■ Given exercise: Repeat, exactly and in full, the lines of the listing below, but without any pictures.

Begin Source material

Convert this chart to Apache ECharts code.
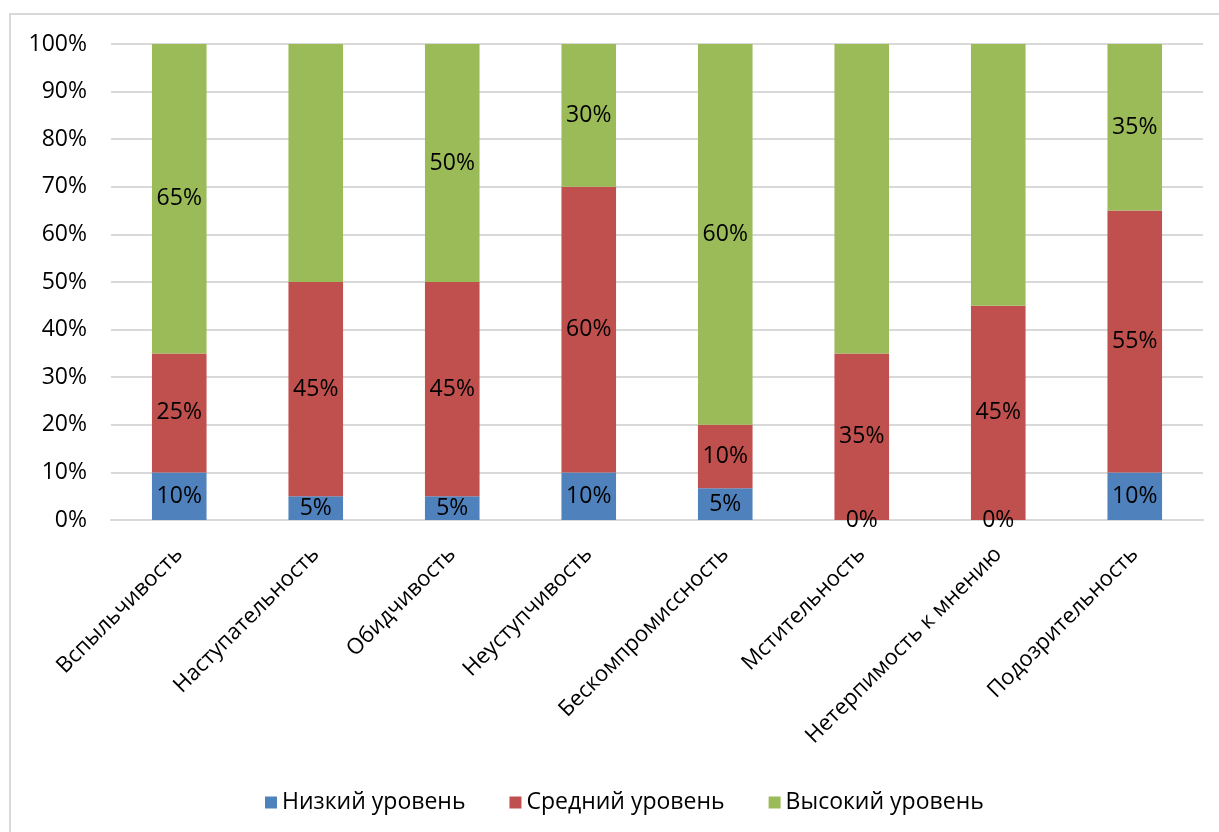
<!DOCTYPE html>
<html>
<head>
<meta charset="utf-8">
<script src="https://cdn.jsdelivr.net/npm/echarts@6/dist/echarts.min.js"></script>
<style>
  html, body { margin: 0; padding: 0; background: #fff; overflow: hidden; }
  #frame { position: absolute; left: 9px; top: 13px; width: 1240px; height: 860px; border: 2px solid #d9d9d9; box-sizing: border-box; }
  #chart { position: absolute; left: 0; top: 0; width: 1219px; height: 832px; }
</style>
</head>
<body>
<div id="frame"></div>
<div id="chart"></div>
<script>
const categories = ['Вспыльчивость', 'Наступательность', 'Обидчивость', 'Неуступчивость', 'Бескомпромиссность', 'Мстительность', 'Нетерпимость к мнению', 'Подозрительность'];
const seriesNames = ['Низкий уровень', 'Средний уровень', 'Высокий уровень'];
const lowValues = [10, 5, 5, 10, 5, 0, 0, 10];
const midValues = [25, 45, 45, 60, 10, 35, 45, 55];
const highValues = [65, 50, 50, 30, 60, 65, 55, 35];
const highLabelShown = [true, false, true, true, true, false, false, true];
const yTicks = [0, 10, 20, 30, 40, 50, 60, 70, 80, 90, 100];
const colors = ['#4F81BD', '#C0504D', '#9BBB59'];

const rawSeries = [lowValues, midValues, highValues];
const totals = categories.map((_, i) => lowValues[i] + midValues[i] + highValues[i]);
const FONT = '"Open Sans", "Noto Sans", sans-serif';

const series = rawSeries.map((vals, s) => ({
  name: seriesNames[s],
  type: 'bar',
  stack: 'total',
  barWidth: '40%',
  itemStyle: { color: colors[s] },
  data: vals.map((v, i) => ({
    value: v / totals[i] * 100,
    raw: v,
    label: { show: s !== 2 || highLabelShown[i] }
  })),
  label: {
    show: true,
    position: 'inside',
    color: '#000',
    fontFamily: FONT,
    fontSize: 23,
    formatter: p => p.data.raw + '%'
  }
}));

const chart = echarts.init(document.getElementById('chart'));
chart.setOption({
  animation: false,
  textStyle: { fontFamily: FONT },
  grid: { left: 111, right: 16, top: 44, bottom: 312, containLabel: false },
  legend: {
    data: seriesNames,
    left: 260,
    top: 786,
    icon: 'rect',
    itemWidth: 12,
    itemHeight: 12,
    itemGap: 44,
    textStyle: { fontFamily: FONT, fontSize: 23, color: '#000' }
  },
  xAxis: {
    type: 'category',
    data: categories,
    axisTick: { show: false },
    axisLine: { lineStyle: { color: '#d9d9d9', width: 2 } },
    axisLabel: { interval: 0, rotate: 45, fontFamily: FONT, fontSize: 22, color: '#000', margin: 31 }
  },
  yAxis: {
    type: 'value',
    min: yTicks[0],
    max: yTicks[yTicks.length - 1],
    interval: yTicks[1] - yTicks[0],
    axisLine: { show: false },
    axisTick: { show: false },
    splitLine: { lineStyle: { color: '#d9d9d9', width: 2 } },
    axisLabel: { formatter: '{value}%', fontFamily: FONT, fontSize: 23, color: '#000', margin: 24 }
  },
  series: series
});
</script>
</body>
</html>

End Source material

■ Response to the task:
Convert this chart to Apache ECharts code.
<!DOCTYPE html>
<html>
<head>
<meta charset="utf-8">
<script src="https://cdn.jsdelivr.net/npm/echarts@6/dist/echarts.min.js"></script>
<style>
  html, body { margin: 0; padding: 0; background: #fff; overflow: hidden; }
  #frame { position: absolute; left: 9px; top: 13px; width: 1240px; height: 860px; border: 2px solid #d9d9d9; box-sizing: border-box; }
  #chart { position: absolute; left: 0; top: 0; width: 1219px; height: 832px; }
</style>
</head>
<body>
<div id="frame"></div>
<div id="chart"></div>
<script>
const categories = ['Вспыльчивость', 'Наступательность', 'Обидчивость', 'Неуступчивость', 'Бескомпромиссность', 'Мстительность', 'Нетерпимость к мнению', 'Подозрительность'];
const seriesNames = ['Низкий уровень', 'Средний уровень', 'Высокий уровень'];
const lowValues = [10, 5, 5, 10, 5, 0, 0, 10];
const midValues = [25, 45, 45, 60, 10, 35, 45, 55];
const highValues = [65, 50, 50, 30, 60, 65, 55, 35];
const highLabelShown = [true, false, true, true, true, false, false, true];
const yTicks = [0, 10, 20, 30, 40, 50, 60, 70, 80, 90, 100];
const colors = ['#4F81BD', '#C0504D', '#9BBB59'];

const rawSeries = [lowValues, midValues, highValues];
const totals = categories.map((_, i) => lowValues[i] + midValues[i] + highValues[i]);
const FONT = '"Open Sans", "Noto Sans", sans-serif';

const series = rawSeries.map((vals, s) => ({
  name: seriesNames[s],
  type: 'bar',
  stack: 'total',
  barWidth: '40%',
  itemStyle: { color: colors[s] },
  data: vals.map((v, i) => ({
    value: v / totals[i] * 100,
    raw: v,
    label: { show: s !== 2 || highLabelShown[i] }
  })),
  label: {
    show: true,
    position: 'inside',
    color: '#000',
    fontFamily: FONT,
    fontSize: 23,
    formatter: p => p.data.raw + '%'
  }
}));

const chart = echarts.init(document.getElementById('chart'));
chart.setOption({
  animation: false,
  textStyle: { fontFamily: FONT },
  grid: { left: 111, right: 16, top: 44, bottom: 312, containLabel: false },
  legend: {
    data: seriesNames,
    left: 260,
    top: 786,
    icon: 'rect',
    itemWidth: 12,
    itemHeight: 12,
    itemGap: 44,
    textStyle: { fontFamily: FONT, fontSize: 23, color: '#000' }
  },
  xAxis: {
    type: 'category',
    data: categories,
    axisTick: { show: false },
    axisLine: { lineStyle: { color: '#d9d9d9', width: 2 } },
    axisLabel: { interval: 0, rotate: 45, fontFamily: FONT, fontSize: 22, color: '#000', margin: 31 }
  },
  yAxis: {
    type: 'value',
    min: yTicks[0],
    max: yTicks[yTicks.length - 1],
    interval: yTicks[1] - yTicks[0],
    axisLine: { show: false },
    axisTick: { show: false },
    splitLine: { lineStyle: { color: '#d9d9d9', width: 2 } },
    axisLabel: { formatter: '{value}%', fontFamily: FONT, fontSize: 23, color: '#000', margin: 24 }
  },
  series: series
});
</script>
</body>
</html>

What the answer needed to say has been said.